Was I really thinking about climbing Magic Mountain, in the dead of night, with a someone I just met?

 

The sky flushed red that evening and, after a brief moment of hesitation (step forward, step back, do i have time to get my camera and get into position?? errrrr, go! try it!), I’d ran up the rocky incline to photograph the dead olive trees, their stark gnarled branches, twisted,  inflamed by the sunset; to capture their danse macabre.

 

I missed the best light, but my indecisive antics had caught the attention of a couple enjoying an evening drink in the adjacent garden. I was invited to join them ( an adopted policy of saying yes has had a very positive influence on my activities so far this year, so I agreed with no hesitation), and 5 hours hours later I could be found myself on the same bench as we talked and drank into the night.

 

Making blood sacrifices to the mosquitos, our conversation veered rapidly through talk of virgins, flaming swords, deception, and ending the evening on a promise to scale the Magic Mountain in the dead of night, and an intention to greet the sunrise at the top. Sure, we didn’t know anyone who had done it before, but it was the general consensus that it was a great idea.

 

Packing my bag the next evening, (water, sugar, water, map) I was half convinced this wasn’t actually going to happen, it was a gin soaked fantasy, does anyone really want to climb the mountain at night? But I wasn’t going to be the one to back out. And as it turns out, neither was he.

 

I saw this as a perfect opportunity to explore the mountain in a completely different way, knowing how an adventure like this could inform and inspire my practice, I was going to learn the secrets the mountain held at night.

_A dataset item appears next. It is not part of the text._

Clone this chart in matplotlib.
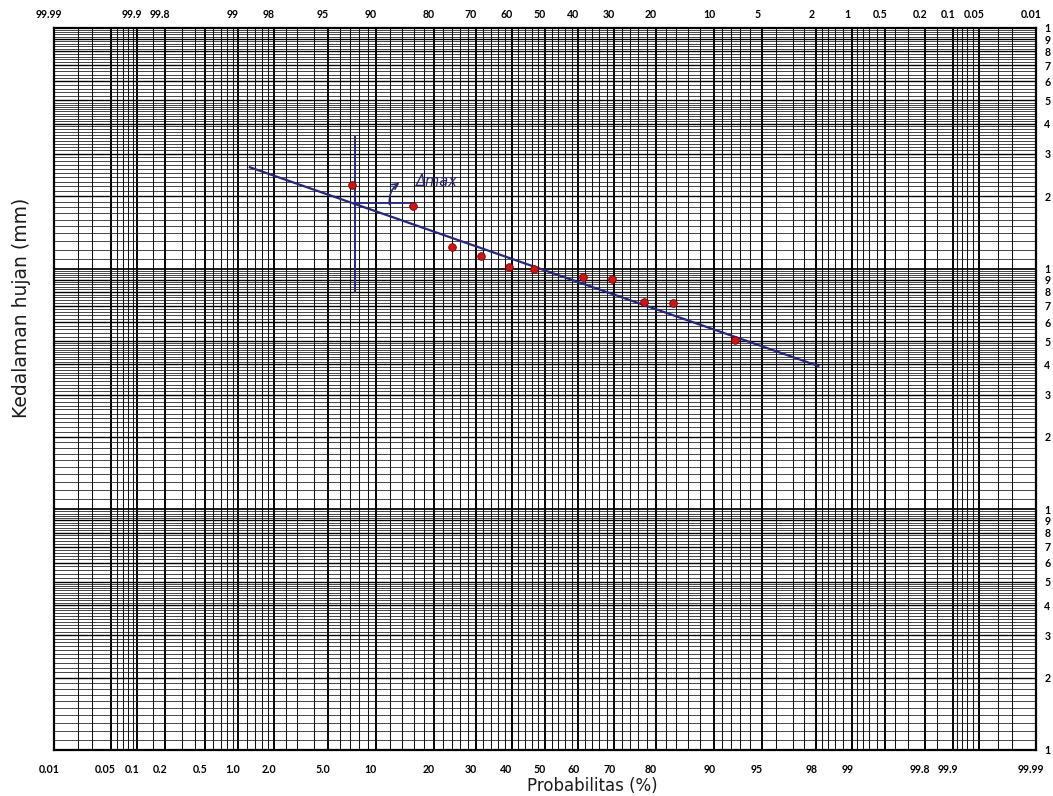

Everything changed after nightfall; the stars shared little light with us, and without head lamps we were plunged into darkness. Bats caught in our lights flashed like spectres, fluttered overhead and unknown rusting  (not boar, this high up? birds perhaps, cabras?) as we sought out the small stone towers that indicated we were on the right route (are we following a path or just a dry river bed?)

The climb was tough, surreal, but without a doubt, wonderful.

As we reached the peak my 35mm camera made a tired whirring, in its final throws of life capturing the day break.